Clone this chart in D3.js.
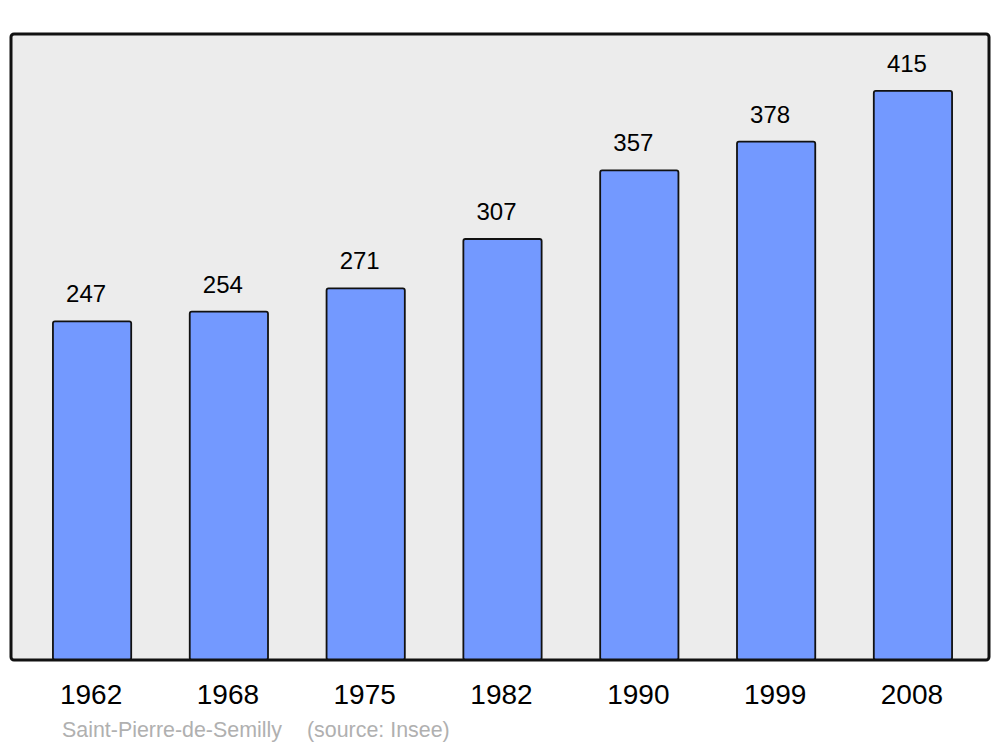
<!DOCTYPE html>
<html>
<head>
<meta charset="utf-8">
<script src="https://cdn.jsdelivr.net/npm/d3@7"></script>
<style>
  body { margin: 0; background: #fff; }
  svg { display: block; font-family: "Liberation Sans", Arial, sans-serif; }
</style>
</head>
<body>
<svg id="chart" width="1000" height="747"></svg>
<script>
// population per census year
var years = ['1962', '1968', '1975', '1982', '1990', '1999', '2008'];
var population = [247, 254, 271, 307, 357, 378, 415];
var commune = 'Saint-Pierre-de-Semilly';
var source = '(source: Insee)';

var svg = d3.select('#chart');

var frame = { left: 11, top: 34, right: 989, bottom: 660 };

var x = d3.scaleBand()
  .domain(years)
  .range([16, 989])
  .paddingInner(0.428)
  .paddingOuter(0.27);

var y = d3.scaleLinear()
  .domain([0, d3.max(population) * 1.1])
  .range([frame.bottom, frame.top]);

// background panel
svg.append('rect')
  .attr('x', frame.left)
  .attr('y', frame.top)
  .attr('width', frame.right - frame.left)
  .attr('height', frame.bottom - frame.top)
  .attr('rx', 3)
  .attr('fill', '#ececec');

var data = years.map(function(yr, i) { return { year: yr, value: population[i] }; });

svg.append('g').selectAll('rect')
  .data(data)
  .enter().append('rect')
  .attr('x', function(d) { return x(d.year); })
  .attr('y', function(d) { return y(d.value); })
  .attr('width', x.bandwidth())
  .attr('height', function(d) { return y(0) - y(d.value); })
  .attr('rx', 2)
  .attr('fill', '#7399ff')
  .attr('stroke', '#111')
  .attr('stroke-width', 1.8);

// value labels above bars
svg.append('g').selectAll('text')
  .data(data)
  .enter().append('text')
  .attr('x', function(d) { return x(d.year) + x.bandwidth() / 2 - 6; })
  .attr('y', function(d) { return y(d.value) - 19; })
  .attr('text-anchor', 'middle')
  .attr('font-size', 24)
  .attr('fill', '#000')
  .text(function(d) { return d.value; });

// frame border drawn on top
svg.append('rect')
  .attr('x', frame.left)
  .attr('y', frame.top)
  .attr('width', frame.right - frame.left)
  .attr('height', frame.bottom - frame.top)
  .attr('rx', 3)
  .attr('fill', 'none')
  .attr('stroke', '#111')
  .attr('stroke-width', 3);

// year axis
var axis = svg.append('g')
  .attr('transform', 'translate(0,' + frame.bottom + ')')
  .call(d3.axisBottom(x).tickSize(0).tickPadding(0));
axis.select('.domain').remove();
axis.selectAll('text')
  .attr('x', -1)
  .attr('y', 44)
  .attr('dy', 0)
  .attr('font-size', 28)
  .attr('font-family', '"Liberation Sans", Arial, sans-serif')
  .attr('fill', '#000');

svg.append('text')
  .attr('x', 62)
  .attr('y', 737)
  .attr('font-size', 21.4)
  .attr('fill', '#b0b0b0')
  .text(commune);

svg.append('text')
  .attr('x', 307)
  .attr('y', 737)
  .attr('font-size', 21.4)
  .attr('fill', '#b0b0b0')
  .text(source);
</script>
</body>
</html>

________________

Repeat the material above in full and exactly, omitting the pictures.

(ANSWER TO THE PROBLEM)
Clone this chart in D3.js.
<!DOCTYPE html>
<html>
<head>
<meta charset="utf-8">
<script src="https://cdn.jsdelivr.net/npm/d3@7"></script>
<style>
  body { margin: 0; background: #fff; }
  svg { display: block; font-family: "Liberation Sans", Arial, sans-serif; }
</style>
</head>
<body>
<svg id="chart" width="1000" height="747"></svg>
<script>
// population per census year
var years = ['1962', '1968', '1975', '1982', '1990', '1999', '2008'];
var population = [247, 254, 271, 307, 357, 378, 415];
var commune = 'Saint-Pierre-de-Semilly';
var source = '(source: Insee)';

var svg = d3.select('#chart');

var frame = { left: 11, top: 34, right: 989, bottom: 660 };

var x = d3.scaleBand()
  .domain(years)
  .range([16, 989])
  .paddingInner(0.428)
  .paddingOuter(0.27);

var y = d3.scaleLinear()
  .domain([0, d3.max(population) * 1.1])
  .range([frame.bottom, frame.top]);

// background panel
svg.append('rect')
  .attr('x', frame.left)
  .attr('y', frame.top)
  .attr('width', frame.right - frame.left)
  .attr('height', frame.bottom - frame.top)
  .attr('rx', 3)
  .attr('fill', '#ececec');

var data = years.map(function(yr, i) { return { year: yr, value: population[i] }; });

svg.append('g').selectAll('rect')
  .data(data)
  .enter().append('rect')
  .attr('x', function(d) { return x(d.year); })
  .attr('y', function(d) { return y(d.value); })
  .attr('width', x.bandwidth())
  .attr('height', function(d) { return y(0) - y(d.value); })
  .attr('rx', 2)
  .attr('fill', '#7399ff')
  .attr('stroke', '#111')
  .attr('stroke-width', 1.8);

// value labels above bars
svg.append('g').selectAll('text')
  .data(data)
  .enter().append('text')
  .attr('x', function(d) { return x(d.year) + x.bandwidth() / 2 - 6; })
  .attr('y', function(d) { return y(d.value) - 19; })
  .attr('text-anchor', 'middle')
  .attr('font-size', 24)
  .attr('fill', '#000')
  .text(function(d) { return d.value; });

// frame border drawn on top
svg.append('rect')
  .attr('x', frame.left)
  .attr('y', frame.top)
  .attr('width', frame.right - frame.left)
  .attr('height', frame.bottom - frame.top)
  .attr('rx', 3)
  .attr('fill', 'none')
  .attr('stroke', '#111')
  .attr('stroke-width', 3);

// year axis
var axis = svg.append('g')
  .attr('transform', 'translate(0,' + frame.bottom + ')')
  .call(d3.axisBottom(x).tickSize(0).tickPadding(0));
axis.select('.domain').remove();
axis.selectAll('text')
  .attr('x', -1)
  .attr('y', 44)
  .attr('dy', 0)
  .attr('font-size', 28)
  .attr('font-family', '"Liberation Sans", Arial, sans-serif')
  .attr('fill', '#000');

svg.append('text')
  .attr('x', 62)
  .attr('y', 737)
  .attr('font-size', 21.4)
  .attr('fill', '#b0b0b0')
  .text(commune);

svg.append('text')
  .attr('x', 307)
  .attr('y', 737)
  .attr('font-size', 21.4)
  .attr('fill', '#b0b0b0')
  .text(source);
</script>
</body>
</html>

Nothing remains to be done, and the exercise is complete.